Task description
Copy everything in the listing below word for word, apart from any images.

------------------------------

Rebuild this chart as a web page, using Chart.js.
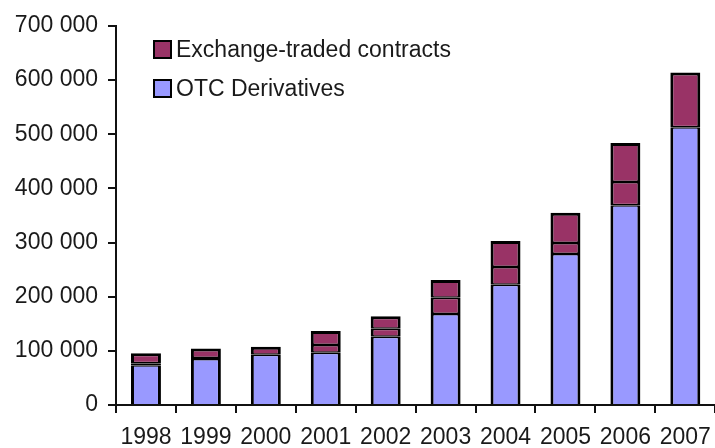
<!DOCTYPE html>
<html>
<head>
<meta charset="utf-8">
<script src="https://cdn.jsdelivr.net/npm/chart.js@4"></script>
<style>
  html, body { margin: 0; padding: 0; background: #fff; overflow: hidden; }
  #wrap { width: 715px; height: 448px; overflow: hidden; position: relative; }
  canvas { display: block; }
</style>
</head>
<body>
<div id="wrap"><canvas id="c" width="722" height="448" style="width:722px;height:448px"></canvas></div>
<script>
// Data
const years = ['1998','1999','2000','2001','2002','2003','2004','2005','2006','2007'];
const otcDerivatives = [73500, 85000, 93000, 96500, 126000, 168000, 222000, 279000, 369000, 513000];
const exchangeLower = [3700, 2000, null, 14500, 15000, 30000, 33000, 20000, 43000, null];
const exchangeUpper = [18300, 17500, 14700, 25500, 23000, 33000, 48000, 56000, 72000, 101000];
const yTicks = [0, 100000, 200000, 300000, 400000, 500000, 600000, 700000];
const legendLabels = ['Exchange-traded contracts', 'OTC Derivatives'];

const BLUE = '#9999ff';
const MAROON = '#993366';
const FONT = '"Liberation Sans", Arial, sans-serif';

const legendPlugin = {
  id: 'insideLegend',
  afterDraw(chart) {
    const ctx = chart.ctx;
    const items = [
      { text: legendLabels[0], color: MAROON },
      { text: legendLabels[1], color: BLUE }
    ];
    ctx.save();
    ctx.font = '23px ' + FONT;
    ctx.textBaseline = 'middle';
    ctx.textAlign = 'left';
    items.forEach((it, i) => {
      const bx = 154, by = 41 + i * 39, s = 17;
      ctx.fillStyle = it.color;
      ctx.fillRect(bx, by, s, s);
      ctx.lineWidth = 2;
      ctx.strokeStyle = '#000';
      ctx.strokeRect(bx, by, s, s);
      ctx.fillStyle = '#1a1a1a';
      ctx.fillText(it.text, 176, by + s / 2 + 1);
    });
    ctx.restore();
  }
};

const common = { borderColor: '#000', borderSkipped: false, barPercentage: 0.5, categoryPercentage: 1.0, stack: 's' };

new Chart(document.getElementById('c'), {
  type: 'bar',
  data: {
    labels: years,
    datasets: [
      Object.assign({ label: legendLabels[1], data: otcDerivatives, backgroundColor: BLUE,
        borderWidth: { top: 1.5, bottom: 0, left: 3, right: 3 } }, common),
      Object.assign({ label: legendLabels[0], data: exchangeLower, backgroundColor: MAROON,
        borderWidth: { top: 1.5, bottom: 1.5, left: 3, right: 3 } }, common),
      Object.assign({ label: legendLabels[0] + ' ', data: exchangeUpper, backgroundColor: MAROON,
        borderWidth: { top: 3, bottom: 1.5, left: 3, right: 3 } }, common)
    ]
  },
  options: {
    responsive: false,
    animation: false,
    devicePixelRatio: 1,
    layout: { padding: { top: 26, right: 2, left: 0, bottom: 0 } },
    plugins: { legend: { display: false }, tooltip: { enabled: false } },
    scales: {
      x: {
        stacked: true,
        offset: true,
        grid: { offset: true, drawOnChartArea: false, tickLength: 8, color: '#111', lineWidth: 2 },
        border: { color: '#111', width: 2 },
        ticks: { color: '#1a1a1a', font: { family: FONT, size: 23 }, padding: 11, maxRotation: 0, autoSkip: false },
        afterFit(scale) { scale.height = 43; }
      },
      y: {
        stacked: true,
        min: yTicks[0],
        max: yTicks[yTicks.length - 1],
        grid: { drawOnChartArea: false, tickLength: 8, color: '#111', lineWidth: 2 },
        border: { color: '#111', width: 2 },
        afterBuildTicks(scale) { scale.ticks = yTicks.map(v => ({ value: v })); },
        ticks: {
          color: '#1a1a1a', font: { family: FONT, size: 23 }, padding: 10,
          callback: v => String(v).replace(/\B(?=(\d{3})+(?!\d))/g, ' ')
        },
        afterFit(scale) { scale.width = 116; }
      }
    }
  },
  plugins: [legendPlugin]
});
</script>
</body>
</html>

------------------------------

Task solution
Rebuild this chart as a web page, using Chart.js.
<!DOCTYPE html>
<html>
<head>
<meta charset="utf-8">
<script src="https://cdn.jsdelivr.net/npm/chart.js@4"></script>
<style>
  html, body { margin: 0; padding: 0; background: #fff; overflow: hidden; }
  #wrap { width: 715px; height: 448px; overflow: hidden; position: relative; }
  canvas { display: block; }
</style>
</head>
<body>
<div id="wrap"><canvas id="c" width="722" height="448" style="width:722px;height:448px"></canvas></div>
<script>
// Data
const years = ['1998','1999','2000','2001','2002','2003','2004','2005','2006','2007'];
const otcDerivatives = [73500, 85000, 93000, 96500, 126000, 168000, 222000, 279000, 369000, 513000];
const exchangeLower = [3700, 2000, null, 14500, 15000, 30000, 33000, 20000, 43000, null];
const exchangeUpper = [18300, 17500, 14700, 25500, 23000, 33000, 48000, 56000, 72000, 101000];
const yTicks = [0, 100000, 200000, 300000, 400000, 500000, 600000, 700000];
const legendLabels = ['Exchange-traded contracts', 'OTC Derivatives'];

const BLUE = '#9999ff';
const MAROON = '#993366';
const FONT = '"Liberation Sans", Arial, sans-serif';

const legendPlugin = {
  id: 'insideLegend',
  afterDraw(chart) {
    const ctx = chart.ctx;
    const items = [
      { text: legendLabels[0], color: MAROON },
      { text: legendLabels[1], color: BLUE }
    ];
    ctx.save();
    ctx.font = '23px ' + FONT;
    ctx.textBaseline = 'middle';
    ctx.textAlign = 'left';
    items.forEach((it, i) => {
      const bx = 154, by = 41 + i * 39, s = 17;
      ctx.fillStyle = it.color;
      ctx.fillRect(bx, by, s, s);
      ctx.lineWidth = 2;
      ctx.strokeStyle = '#000';
      ctx.strokeRect(bx, by, s, s);
      ctx.fillStyle = '#1a1a1a';
      ctx.fillText(it.text, 176, by + s / 2 + 1);
    });
    ctx.restore();
  }
};

const common = { borderColor: '#000', borderSkipped: false, barPercentage: 0.5, categoryPercentage: 1.0, stack: 's' };

new Chart(document.getElementById('c'), {
  type: 'bar',
  data: {
    labels: years,
    datasets: [
      Object.assign({ label: legendLabels[1], data: otcDerivatives, backgroundColor: BLUE,
        borderWidth: { top: 1.5, bottom: 0, left: 3, right: 3 } }, common),
      Object.assign({ label: legendLabels[0], data: exchangeLower, backgroundColor: MAROON,
        borderWidth: { top: 1.5, bottom: 1.5, left: 3, right: 3 } }, common),
      Object.assign({ label: legendLabels[0] + ' ', data: exchangeUpper, backgroundColor: MAROON,
        borderWidth: { top: 3, bottom: 1.5, left: 3, right: 3 } }, common)
    ]
  },
  options: {
    responsive: false,
    animation: false,
    devicePixelRatio: 1,
    layout: { padding: { top: 26, right: 2, left: 0, bottom: 0 } },
    plugins: { legend: { display: false }, tooltip: { enabled: false } },
    scales: {
      x: {
        stacked: true,
        offset: true,
        grid: { offset: true, drawOnChartArea: false, tickLength: 8, color: '#111', lineWidth: 2 },
        border: { color: '#111', width: 2 },
        ticks: { color: '#1a1a1a', font: { family: FONT, size: 23 }, padding: 11, maxRotation: 0, autoSkip: false },
        afterFit(scale) { scale.height = 43; }
      },
      y: {
        stacked: true,
        min: yTicks[0],
        max: yTicks[yTicks.length - 1],
        grid: { drawOnChartArea: false, tickLength: 8, color: '#111', lineWidth: 2 },
        border: { color: '#111', width: 2 },
        afterBuildTicks(scale) { scale.ticks = yTicks.map(v => ({ value: v })); },
        ticks: {
          color: '#1a1a1a', font: { family: FONT, size: 23 }, padding: 10,
          callback: v => String(v).replace(/\B(?=(\d{3})+(?!\d))/g, ' ')
        },
        afterFit(scale) { scale.width = 116; }
      }
    }
  },
  plugins: [legendPlugin]
});
</script>
</body>
</html>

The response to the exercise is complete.